Agreed. Only issue is that would be a breaking API change.
While working with the lifecycle event handler API it came to our attention that we never report the allocation's relay address in the callbacks. This makes it difficult to track server port allocation status, open firewalls, etc.
The last patch updates the relevant callbacks to also pass the relay address to the caller.

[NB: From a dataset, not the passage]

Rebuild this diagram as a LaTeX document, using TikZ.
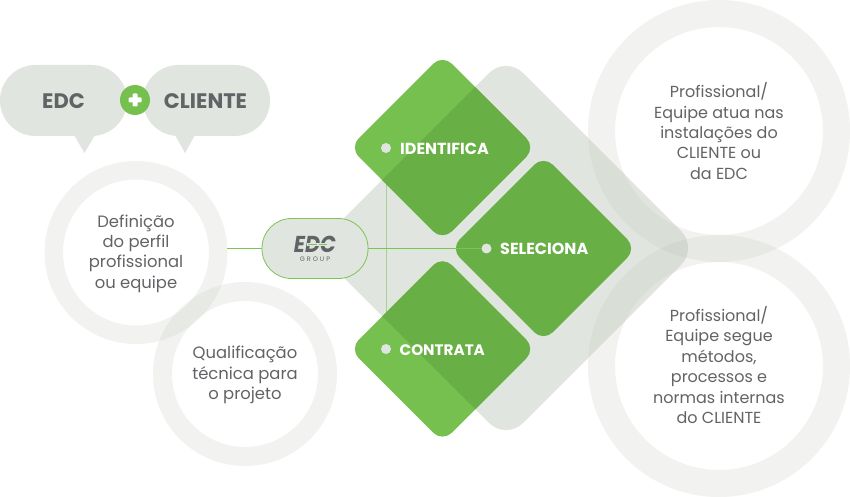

The changed event handler signatures are as follows:
type EventHandlers struct {
...
OnAllocationCreated func(srcAddr, dstAddr net.Addr, protocol, username, realm string, relayAddr net.Addr, requestedPort int)
...
OnChannelCreated func(srcAddr, dstAddr net.Addr, protocol, username, realm string, relayAddr, peer net.Addr, channelNumber uint16)
OnChannelDeleted func(srcAddr, dstAddr net.Addr, protocol, username, realm string, relayAddr, peer net.Addr, channelNumber uint16)
}
Further evolving the PR based on operational experience: It seems the PermissionCreated/PermissionDeleted callbacks could also use the relay-address so we added these to the API. The changes:
type EventHandlers struct {
...
OnPermissionCreated func(srcAddr, dstAddr net.Addr, protocol, username, realm string, relayAddr net.Addr, peer net.IP)
OnPermissionDeleted func(srcAddr, dstAddr net.Addr, protocol, username, realm string, relayAddr net.Addr, peer net.IP)
...
}
We have been deploying this PR into production for a while now, so far all goes as expected. If there are no objections, I'd like to merge this ASAP. Please speak up now if you have concerns.
@JoeTurki Any chance for this to get merged? The code has been merged into STUNner for quite some time now and it has been tested by a sizeable user base, so far without any issues reported. Also there was not much opposition here, except the event dispatcher design and some minor stylistic issues (see comments in #423) that I'm happy to fix.
@JoeTurki I've rebased the commit, removed the dispatch logic (it was a stupid idea to begin with), and fixed all failing tests. pls merge if you think this is OK.